● **What you are asked to do**
Write out, word for word, every line from the first one through the line that holds "minimum width=1.88cm] (iinc)", and nothing else; skip the pictures.
◇ ◇ ◇ ◇
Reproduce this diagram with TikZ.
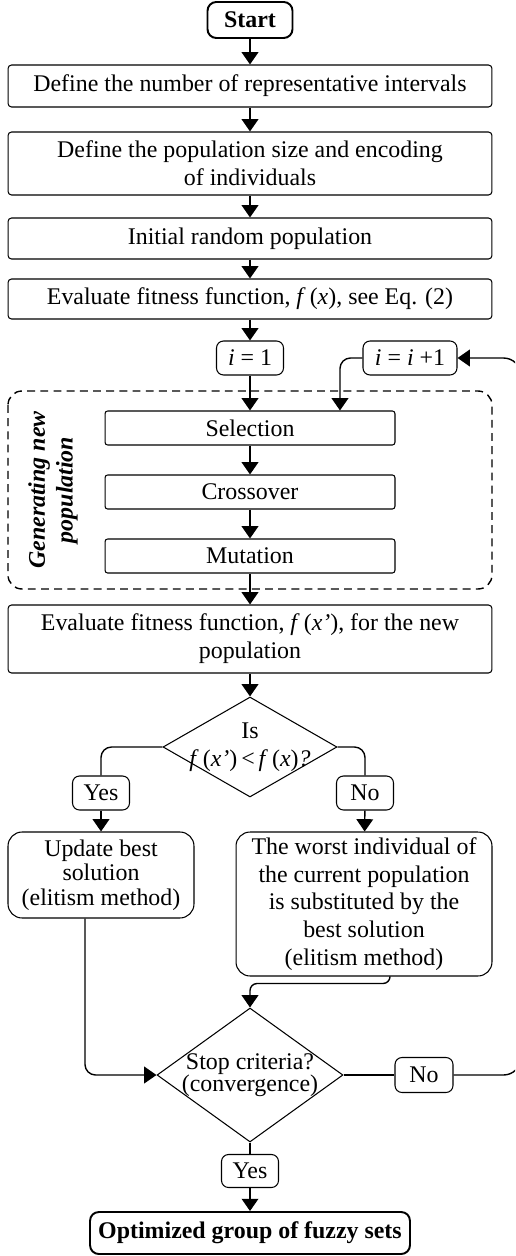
\documentclass[tikz,border=0pt]{standalone}
\usepackage{fontspec}
\setmainfont{Liberation Serif}
\usetikzlibrary{calc}
\usetikzlibrary{arrows.meta}
\usetikzlibrary{shapes.geometric}
\usepackage{xcolor}
\newcommand{\dtext}[1]{\makebox[0pt]{\begin{tabular}{@{}c@{}}#1\end{tabular}}}

\begin{document}
\begin{tikzpicture}[x=0.02cm, y=-0.02cm,
 every node/.style={font=\fontsize{13.6}{15.8}\selectfont, inner sep=2pt, align=center},
 proc/.style={draw, line width=0.6pt, rounded corners=2pt, minimum width=9.68cm},
 opbox/.style={draw, line width=0.6pt, rounded corners=1.5pt, minimum width=5.8cm, minimum height=0.68cm},
 term/.style={draw, line width=1.1pt, rounded corners=5pt, font=\fontsize{13.6}{15.8}\selectfont\bfseries},
 tag/.style={draw, line width=0.6pt, rounded corners=4pt, minimum width=1.14cm, minimum height=0.68cm},
 note/.style={draw, line width=0.6pt, rounded corners=8pt},
 decision/.style={diamond, draw, line width=0.6pt, inner sep=0pt},
 arr/.style={line width=0.8pt, -{Triangle[length=7pt, width=9.5pt]}},
 link/.style={line width=0.8pt}]
\useasboundingbox (0,0) rectangle (515,1256);
\clip (0,0) rectangle (515,1256);

\node[term, minimum width=1.7cm, minimum height=0.72cm] (start) at (250,20) {Start};
\node[proc, minimum height=0.84cm] (nint) at (250,86) {Define the number of representative intervals};
\node[proc, minimum height=1.26cm] (popsize) at (250,163.5) {Define the population size and encoding\\of individuals};
\node[proc, minimum height=0.82cm] (initpop) at (250,238.5) {Initial random population};
\node[proc, minimum height=0.8cm] (fit) at (250,299) {Evaluate fitness function, \textit{f}\,(\textit{x}), see Eq. (2)};
\node[tag, minimum width=1.34cm] (ione) at (250,358) {\textit{i} = 1};
\node[tag, minimum width=1.88cm] (iinc) at (410,358) {\textit{i} = \textit{i} +1};

\draw[line width=0.8pt, dash pattern=on 4.5pt off 3pt, rounded corners=8pt] (8,391) rectangle (492,589);
\node[rotate=90, font=\fontsize{13.6}{15.8}\selectfont\bfseries\itshape] (gen) at (53,490) {Generating new\\population};
\foreach \n/\t/\y in {sel/Selection/428, cross/Crossover/492, mut/Mutation/556}
 \node[opbox] (\n) at (250,\y) {\t};

\node[proc, minimum height=1.36cm] (fitnew) at (250,639) {Evaluate fitness function, \textit{f}\,(\textit{x’}), for the new\\population};
\node[decision, minimum width=3.48cm, minimum height=2cm] (better) at (250,747) {\raisebox{4pt}{\dtext{Is\\\textit{f}\,(\textit{x’})\,<\,\textit{f}\,(\textit{x})\textit{?}}}};
\node[tag] (yes1) at (101,793) {Yes};
\node[tag] (no1) at (365,793) {No};
\node[note, minimum width=3.72cm, minimum height=1.72cm] (upd) at (101,875) {Update best\\[-2pt]solution\\[-2pt](elitism method)};
\node[note, minimum width=5.12cm, minimum height=2.88cm] (worst) at (364,904) {The worst individual of\\the current population\\is substituted by the\\best solution\\(elitism method)};
\node[decision, minimum width=3.72cm, minimum height=2.68cm] (stop) at (250,1075) {\dtext{Stop criteria?\\[-3pt](convergence)}};
\node[tag, minimum width=1.16cm, minimum height=0.7cm] (no2) at (424,1075) {No};
\node[tag, minimum height=0.66cm] (yes2) at (250,1171) {Yes};
\node[term, minimum width=6.4cm, minimum height=0.84cm] (final) at (250,1233) {Optimized group of fuzzy sets};
\coordinate (rside) at (521,358);

\draw[arr] (start) -- (nint);
\draw[arr] (nint) -- (popsize);
\draw[arr] (popsize) -- (initpop);
\draw[arr] (initpop) -- (fit);
\draw[arr] (fit) -- (ione);
\draw[arr] (ione) -- (sel);
\draw[arr] (sel) -- (cross);
\draw[arr] (cross) -- (mut);
\draw[arr] (mut) -- (fitnew);
\draw[arr] (fitnew) -- (better);
\draw[arr, rounded corners=6pt] (iinc.west) -| ([xshift=1.8cm]sel.north);
\draw[link, rounded corners=6pt] (better.west) -| (yes1.north);
\draw[link, rounded corners=6pt] (better.east) -| (no1.north);
\draw[arr] (yes1) -- (upd);
\draw[arr] (no1) -- (worst);
\draw[arr, rounded corners=4pt] ([xshift=0.52cm]worst.south) -- ++(0,7) -| (stop.north);
\draw[arr, rounded corners=6pt] ([xshift=-0.32cm]upd.south) |- (stop.west);
\draw[link] (stop.east) -- (no2.west);
\draw[arr, rounded corners=10pt] (no2.east) -| (rside) -- (iinc.east);
\draw[link] (stop.south) -- (yes2.north);
\draw[arr] (yes2) -- (final);
\end{tikzpicture}
\end{document}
◇ ◇ ◇ ◇
● **Completed task**
Reproduce this diagram with TikZ.
\documentclass[tikz,border=0pt]{standalone}
\usepackage{fontspec}
\setmainfont{Liberation Serif}
\usetikzlibrary{calc}
\usetikzlibrary{arrows.meta}
\usetikzlibrary{shapes.geometric}
\usepackage{xcolor}
\newcommand{\dtext}[1]{\makebox[0pt]{\begin{tabular}{@{}c@{}}#1\end{tabular}}}

\begin{document}
\begin{tikzpicture}[x=0.02cm, y=-0.02cm,
 every node/.style={font=\fontsize{13.6}{15.8}\selectfont, inner sep=2pt, align=center},
 proc/.style={draw, line width=0.6pt, rounded corners=2pt, minimum width=9.68cm},
 opbox/.style={draw, line width=0.6pt, rounded corners=1.5pt, minimum width=5.8cm, minimum height=0.68cm},
 term/.style={draw, line width=1.1pt, rounded corners=5pt, font=\fontsize{13.6}{15.8}\selectfont\bfseries},
 tag/.style={draw, line width=0.6pt, rounded corners=4pt, minimum width=1.14cm, minimum height=0.68cm},
 note/.style={draw, line width=0.6pt, rounded corners=8pt},
 decision/.style={diamond, draw, line width=0.6pt, inner sep=0pt},
 arr/.style={line width=0.8pt, -{Triangle[length=7pt, width=9.5pt]}},
 link/.style={line width=0.8pt}]
\useasboundingbox (0,0) rectangle (515,1256);
\clip (0,0) rectangle (515,1256);

\node[term, minimum width=1.7cm, minimum height=0.72cm] (start) at (250,20) {Start};
\node[proc, minimum height=0.84cm] (nint) at (250,86) {Define the number of representative intervals};
\node[proc, minimum height=1.26cm] (popsize) at (250,163.5) {Define the population size and encoding\\of individuals};
\node[proc, minimum height=0.82cm] (initpop) at (250,238.5) {Initial random population};
\node[proc, minimum height=0.8cm] (fit) at (250,299) {Evaluate fitness function, \textit{f}\,(\textit{x}), see Eq. (2)};
\node[tag, minimum width=1.34cm] (ione) at (250,358) {\textit{i} = 1};
\node[tag, minimum width=1.88cm] (iinc) at (410,358) {\textit{i} = \textit{i} +1};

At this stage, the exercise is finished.